■ Objective: In the records that follow, show each line where the word "code" is present.

■ Extracted entries:
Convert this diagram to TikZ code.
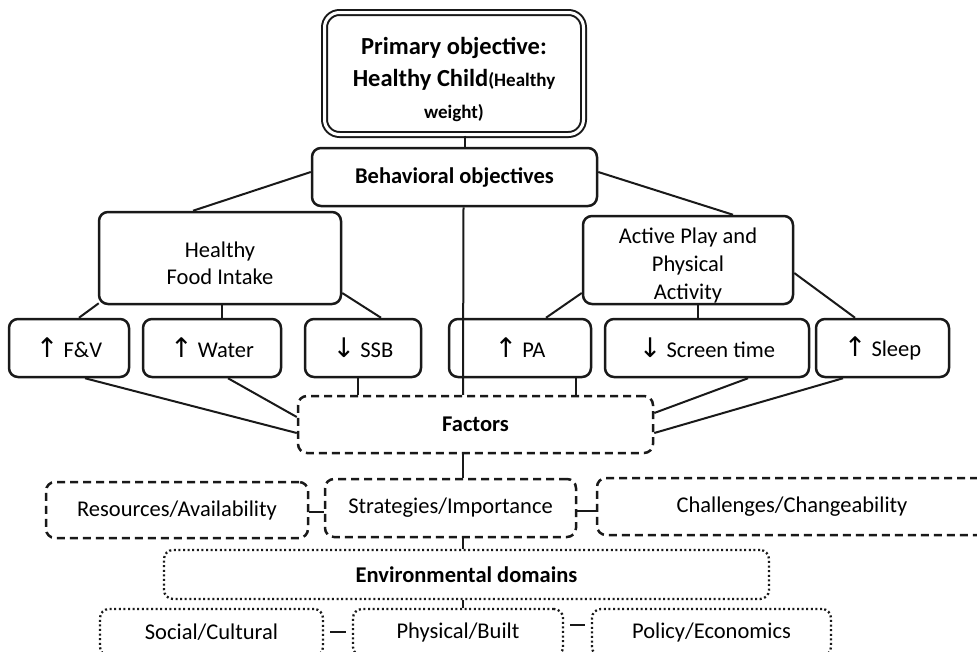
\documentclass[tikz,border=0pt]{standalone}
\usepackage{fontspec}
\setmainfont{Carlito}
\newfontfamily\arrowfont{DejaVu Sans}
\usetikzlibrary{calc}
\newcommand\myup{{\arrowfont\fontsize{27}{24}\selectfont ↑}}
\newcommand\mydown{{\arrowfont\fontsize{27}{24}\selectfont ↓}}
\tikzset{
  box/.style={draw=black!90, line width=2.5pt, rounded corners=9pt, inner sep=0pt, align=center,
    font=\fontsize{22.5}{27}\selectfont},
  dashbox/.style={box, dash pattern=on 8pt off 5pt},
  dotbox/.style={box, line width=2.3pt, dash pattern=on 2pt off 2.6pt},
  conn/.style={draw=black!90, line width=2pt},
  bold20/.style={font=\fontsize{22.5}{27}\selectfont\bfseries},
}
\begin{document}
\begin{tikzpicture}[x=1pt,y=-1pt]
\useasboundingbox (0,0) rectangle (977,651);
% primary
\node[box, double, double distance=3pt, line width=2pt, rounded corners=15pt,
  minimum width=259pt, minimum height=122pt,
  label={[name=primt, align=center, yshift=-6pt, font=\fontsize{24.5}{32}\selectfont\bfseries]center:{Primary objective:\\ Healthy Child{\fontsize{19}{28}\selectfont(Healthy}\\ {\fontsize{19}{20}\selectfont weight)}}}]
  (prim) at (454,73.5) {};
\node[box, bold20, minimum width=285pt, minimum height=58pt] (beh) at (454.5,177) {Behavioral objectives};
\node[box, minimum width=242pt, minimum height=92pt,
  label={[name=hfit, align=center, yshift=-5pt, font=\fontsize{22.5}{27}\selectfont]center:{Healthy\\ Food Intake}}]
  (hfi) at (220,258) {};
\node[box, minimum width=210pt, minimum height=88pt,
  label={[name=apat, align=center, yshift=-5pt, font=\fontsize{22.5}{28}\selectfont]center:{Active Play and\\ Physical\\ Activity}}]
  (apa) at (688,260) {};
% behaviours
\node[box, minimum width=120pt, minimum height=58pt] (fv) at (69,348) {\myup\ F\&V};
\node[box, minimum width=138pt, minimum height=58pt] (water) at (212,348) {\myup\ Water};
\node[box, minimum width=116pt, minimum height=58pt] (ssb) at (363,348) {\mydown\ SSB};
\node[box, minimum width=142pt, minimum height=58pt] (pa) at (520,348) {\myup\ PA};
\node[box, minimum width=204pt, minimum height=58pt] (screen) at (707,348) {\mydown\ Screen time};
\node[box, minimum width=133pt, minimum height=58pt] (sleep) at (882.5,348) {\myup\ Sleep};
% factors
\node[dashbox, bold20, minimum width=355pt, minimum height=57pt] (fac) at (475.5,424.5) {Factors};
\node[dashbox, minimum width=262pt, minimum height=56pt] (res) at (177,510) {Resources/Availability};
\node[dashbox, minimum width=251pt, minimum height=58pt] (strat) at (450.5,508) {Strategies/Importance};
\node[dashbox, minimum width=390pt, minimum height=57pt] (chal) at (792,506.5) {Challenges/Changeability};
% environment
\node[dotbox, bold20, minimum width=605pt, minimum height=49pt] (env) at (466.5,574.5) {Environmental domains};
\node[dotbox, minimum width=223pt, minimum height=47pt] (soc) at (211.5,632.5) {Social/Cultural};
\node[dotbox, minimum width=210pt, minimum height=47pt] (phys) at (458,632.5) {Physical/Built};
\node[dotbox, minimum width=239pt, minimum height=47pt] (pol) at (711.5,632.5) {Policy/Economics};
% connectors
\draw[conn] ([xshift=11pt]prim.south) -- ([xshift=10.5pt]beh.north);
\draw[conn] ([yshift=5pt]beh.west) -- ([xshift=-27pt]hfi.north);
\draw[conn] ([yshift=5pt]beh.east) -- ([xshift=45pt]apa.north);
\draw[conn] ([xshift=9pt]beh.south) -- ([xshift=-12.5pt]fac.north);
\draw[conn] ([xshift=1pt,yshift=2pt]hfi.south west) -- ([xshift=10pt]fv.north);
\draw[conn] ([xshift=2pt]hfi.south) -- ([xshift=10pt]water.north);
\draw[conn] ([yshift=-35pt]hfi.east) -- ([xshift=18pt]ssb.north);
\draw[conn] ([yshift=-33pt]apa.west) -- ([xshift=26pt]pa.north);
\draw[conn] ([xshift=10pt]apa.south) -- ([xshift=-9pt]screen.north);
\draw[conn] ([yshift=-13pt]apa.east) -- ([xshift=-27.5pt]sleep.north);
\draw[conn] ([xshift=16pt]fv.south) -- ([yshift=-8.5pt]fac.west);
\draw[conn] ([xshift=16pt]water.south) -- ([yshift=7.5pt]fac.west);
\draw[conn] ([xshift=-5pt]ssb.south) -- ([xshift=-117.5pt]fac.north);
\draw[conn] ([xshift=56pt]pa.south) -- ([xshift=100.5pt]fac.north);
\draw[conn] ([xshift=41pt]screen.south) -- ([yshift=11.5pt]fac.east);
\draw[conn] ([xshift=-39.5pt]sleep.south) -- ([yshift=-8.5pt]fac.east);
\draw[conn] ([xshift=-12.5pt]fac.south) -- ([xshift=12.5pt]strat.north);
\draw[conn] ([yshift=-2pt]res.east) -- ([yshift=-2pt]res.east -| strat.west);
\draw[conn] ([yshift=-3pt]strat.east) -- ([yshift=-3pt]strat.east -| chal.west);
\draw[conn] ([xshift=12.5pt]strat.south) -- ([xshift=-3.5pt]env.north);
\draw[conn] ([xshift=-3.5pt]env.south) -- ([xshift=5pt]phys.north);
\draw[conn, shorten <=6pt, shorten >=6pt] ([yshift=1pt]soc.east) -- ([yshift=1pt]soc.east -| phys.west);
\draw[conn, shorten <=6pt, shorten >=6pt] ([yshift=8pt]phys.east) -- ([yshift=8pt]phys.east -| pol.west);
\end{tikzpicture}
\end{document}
==
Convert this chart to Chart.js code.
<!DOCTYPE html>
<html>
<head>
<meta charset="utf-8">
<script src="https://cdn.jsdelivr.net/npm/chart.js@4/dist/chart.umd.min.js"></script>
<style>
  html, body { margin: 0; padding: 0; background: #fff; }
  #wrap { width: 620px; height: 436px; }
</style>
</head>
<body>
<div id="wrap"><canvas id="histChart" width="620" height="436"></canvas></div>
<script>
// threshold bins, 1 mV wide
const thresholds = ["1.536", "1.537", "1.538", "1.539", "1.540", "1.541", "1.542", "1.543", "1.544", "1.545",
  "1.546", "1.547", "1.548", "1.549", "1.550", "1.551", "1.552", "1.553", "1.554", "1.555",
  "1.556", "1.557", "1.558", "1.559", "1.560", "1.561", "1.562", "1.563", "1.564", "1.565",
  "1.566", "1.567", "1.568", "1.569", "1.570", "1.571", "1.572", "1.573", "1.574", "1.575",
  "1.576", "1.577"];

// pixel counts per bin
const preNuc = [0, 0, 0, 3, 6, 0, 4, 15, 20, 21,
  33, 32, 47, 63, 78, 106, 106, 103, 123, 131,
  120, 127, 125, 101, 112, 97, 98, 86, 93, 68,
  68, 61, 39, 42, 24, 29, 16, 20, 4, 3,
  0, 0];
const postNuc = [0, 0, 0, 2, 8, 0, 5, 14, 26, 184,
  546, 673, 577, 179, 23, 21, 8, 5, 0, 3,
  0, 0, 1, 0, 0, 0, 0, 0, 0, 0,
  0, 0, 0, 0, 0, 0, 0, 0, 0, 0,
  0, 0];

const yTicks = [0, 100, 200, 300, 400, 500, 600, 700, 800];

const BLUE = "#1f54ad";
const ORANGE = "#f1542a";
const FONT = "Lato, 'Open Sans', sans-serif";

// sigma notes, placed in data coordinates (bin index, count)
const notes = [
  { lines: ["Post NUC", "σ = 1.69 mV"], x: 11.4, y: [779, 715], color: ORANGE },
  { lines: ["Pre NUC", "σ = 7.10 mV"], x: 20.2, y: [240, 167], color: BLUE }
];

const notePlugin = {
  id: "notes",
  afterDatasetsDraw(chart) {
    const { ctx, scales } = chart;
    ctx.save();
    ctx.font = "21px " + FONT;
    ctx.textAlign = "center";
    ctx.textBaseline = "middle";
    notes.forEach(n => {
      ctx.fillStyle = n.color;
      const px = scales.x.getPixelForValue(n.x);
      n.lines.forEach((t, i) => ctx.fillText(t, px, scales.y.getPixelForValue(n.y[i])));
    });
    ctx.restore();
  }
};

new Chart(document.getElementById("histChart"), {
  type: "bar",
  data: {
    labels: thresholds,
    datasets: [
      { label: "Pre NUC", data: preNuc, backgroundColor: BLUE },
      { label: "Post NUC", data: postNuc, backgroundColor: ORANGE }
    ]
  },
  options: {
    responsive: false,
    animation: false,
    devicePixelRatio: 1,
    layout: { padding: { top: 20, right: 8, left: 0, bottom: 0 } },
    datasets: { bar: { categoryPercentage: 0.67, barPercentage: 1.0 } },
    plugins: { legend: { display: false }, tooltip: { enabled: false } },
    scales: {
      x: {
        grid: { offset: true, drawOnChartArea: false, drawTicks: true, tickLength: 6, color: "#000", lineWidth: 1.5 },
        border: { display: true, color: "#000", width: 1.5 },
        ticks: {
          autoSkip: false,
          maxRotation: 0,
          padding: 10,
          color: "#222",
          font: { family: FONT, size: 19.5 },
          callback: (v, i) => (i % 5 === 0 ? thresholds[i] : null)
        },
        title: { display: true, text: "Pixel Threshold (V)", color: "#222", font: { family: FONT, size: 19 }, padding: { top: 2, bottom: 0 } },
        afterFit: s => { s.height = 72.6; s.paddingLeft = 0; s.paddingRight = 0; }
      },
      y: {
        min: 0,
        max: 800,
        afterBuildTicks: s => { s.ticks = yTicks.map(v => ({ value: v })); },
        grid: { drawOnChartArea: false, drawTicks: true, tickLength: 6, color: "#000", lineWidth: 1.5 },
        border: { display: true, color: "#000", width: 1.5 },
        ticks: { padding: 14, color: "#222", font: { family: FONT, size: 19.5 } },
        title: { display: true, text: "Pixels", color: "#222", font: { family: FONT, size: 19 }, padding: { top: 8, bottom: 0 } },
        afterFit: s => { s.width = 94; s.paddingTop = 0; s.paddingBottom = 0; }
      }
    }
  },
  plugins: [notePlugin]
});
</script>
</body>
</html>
--
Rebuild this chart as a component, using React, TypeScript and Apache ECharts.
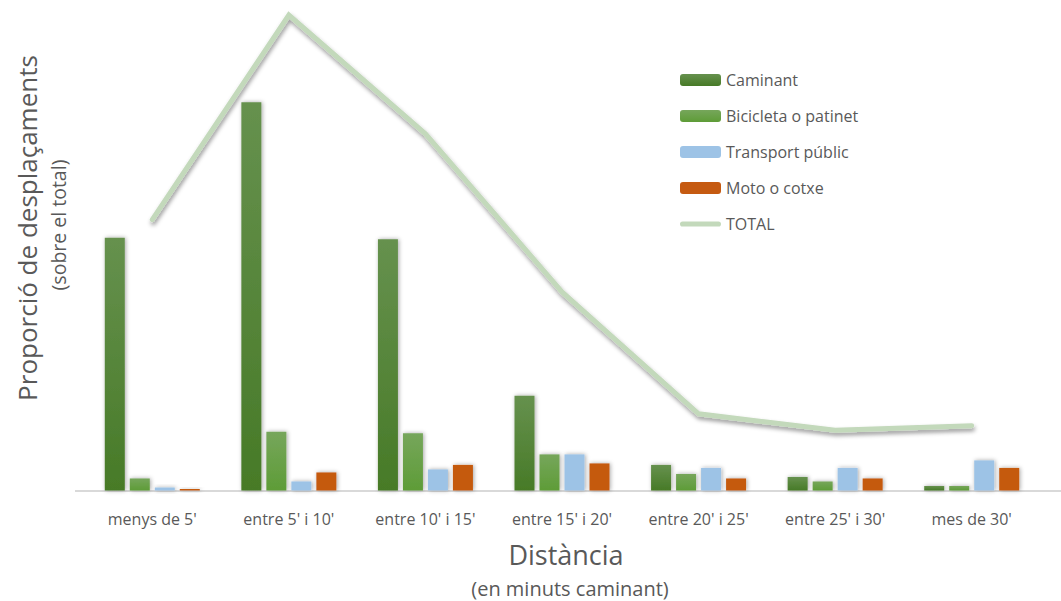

■ Problem solution:
Convert this diagram to TikZ code.
Convert this chart to Chart.js code.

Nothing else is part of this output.